L’association entre infection à Helicobacter pylori et pathologies non-gastriques a été largement étudiée, y compris les maladies cardiovasculaires, révélant des résultats incohérents. La faible prise en considération des facteurs socio-économiques, significativement associés à la prévalence de l’infection à Hp ainsi qu’aux facteurs de risque cardiovasculaire n’y est probablement pas étrangère. Les études investiguant la relation entre infection à H. pylori et l’ensemble des facteurs de risque cardiovasculaire sont peu nombreuses.
Une étude a été réalisée sur 37 263 patients sains pour évaluer l’association entre infection à Helicobacter Pylori et chaque facteur de risque cardiovasculaire, en prenant compte de potentiels facteurs confondants, au sein d’une large population asymptomatique (DOI: 10.1038/srep38015). Les participants effectuaient un bilan de santé, comprenant la détection d’anticorps spécifiques à Hp, dans un centre de santé de Séoul (Corée du Sud), entre 2004 et 2007. Les caractéristiques démographiques, données anthropométriques, résultats d’analyses sanguines, et questionnaires épidémiologiques ont été collectés et analysés.

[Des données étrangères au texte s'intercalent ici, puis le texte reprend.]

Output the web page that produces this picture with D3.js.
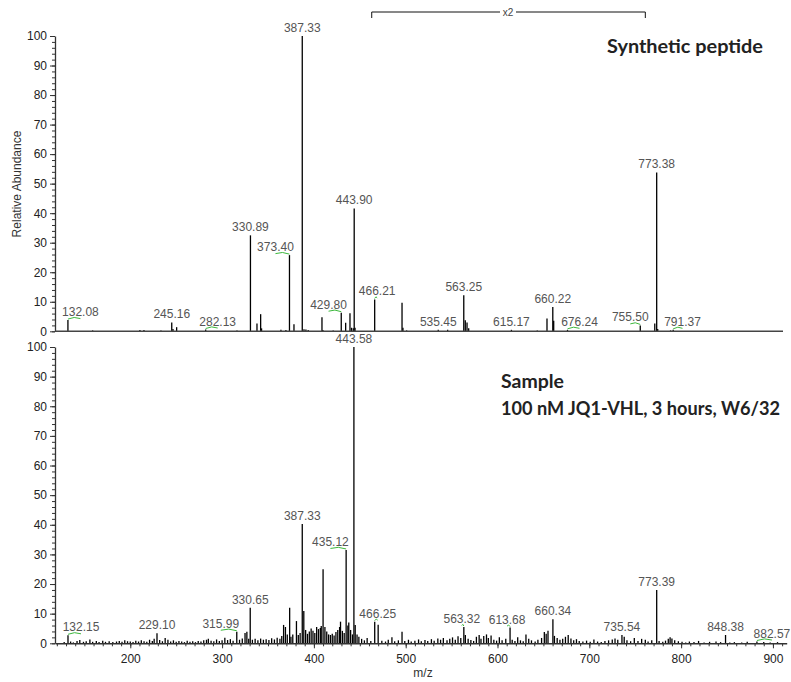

La prévalence d’infection à H. pylori est de 59.0%, et celle d’un syndrome métabolique est de 12.7%. Le groupe séropositif à H. pylori est caractérisé par une plus forte proportion d’hommes (57.5 vs. 54.3%), un âge moyen plus élevé (50.4 vs. 48.4 ans), des historiques d’hypertension, diabète et dyslipidémie plus fréquents (16.9, 6.2 et 12.7% vs. 15.7, 5.5 et 11.5% respectivement), des valeurs inférieures des paramètres métaboliques (IMC, tour de taille, pression sanguine, cholestérol total et de faible densité (LDL-C), triglycérides (TG), glucose à jeun, et hémoglobine glyquée (HbA1c)) hormis le cholestérol de haute densité (HDL-C) qui est amoindri. La prévalence du syndrome métabolique est plus élevée dans le groupe infection à Hp (13.1 vs. 12.0%, p=0.002).
La présence d’un syndrome métabolique est positivement associée (p<0.001) à l’âge (RR=1.04), au genre masculin (RR=1.55), au statut de fumeur (RR=1.59), à l’IMC (RR=1.23), au pourcentage de graisse corporelle (RR=1.02), au niveau d’alanine aminotransférase (ALT, RR=1.01) et au niveau d’acide urique (RR=1.08), et négativement associée à un haut niveau d’éducation (RR=0.84, p=0.014) et à de haut revenus (RR=0.86, p=0.046). Il n’y a pas d’association significative entre syndrome métabolique et infection à H. pylori.
Concernant le risque métabolique, l’infection à H. pylori n’est pas un facteur de risque de l’obésité centrale (associations non significatives avec des valeurs élevées de tour de taille, pression sanguine et glucose à jeun). Par contre, l’infection à H. pylori apparaît comme un facteur de risque d’un LDL-C élevé (RR=1.21, p<0.001) et d’un HDL-C amoindri (RR=1.10, p=0.021), mais n’est pas associé à des TG élevés.
Enfin, au niveau des facteurs de risque cardiométabolique, l’infection à Hp est corrélée à des valeurs élevées de cholestérol total, de LDL-C et de pression sanguine diastolique (coefficients de corrélation= 2.114, 3.339 et 0.539, p≤0.001), et à des valeurs inférieures de HDL-C (coefficient= -1.237, p<0.001). Il n’y a pas de corrélation avec les paramètres liés à l’obésité (IMC et tour de taille), la tolérance au glucose (glucose à jeun et HbA1c), la pression sanguine systolique et le niveau de TG.
Cette étude sur une très large cohorte de patients sains se conforme aux données épidémiologiques d’infection à H. pylori, révélant ici une prévalence de 59% au sein d’une population saine de Séoul. Les analyses statistiques révèlent que l’infection à Hp est un facteur de risque indépendant de la dyslipidémie, mais pas des autres facteurs de risque cardiovasculaire. Ceci supporte le rôle de l’infection à H. pylori dans le développement de l’athérosclérose via la dyslipidémie. Cet article s’inscrit également dans les controverses autour du rôle potentiel de l’infection à H. pylori dans l’obésité ainsi que dans le diabète et l’intolérance au glucose, ne révélant aucune de ces associations.
Un dépistage des infections asymptomatiques à Helicobacter pylori pourrait être bénéfique au sein des populations à risque de maladie cardiovasculaire, présentant une dyslipidémie, pour mettre en place une thérapie d’éradication de l’infection (thérapie antibiotique existante et très efficace) dans le but de diminuer ce risque.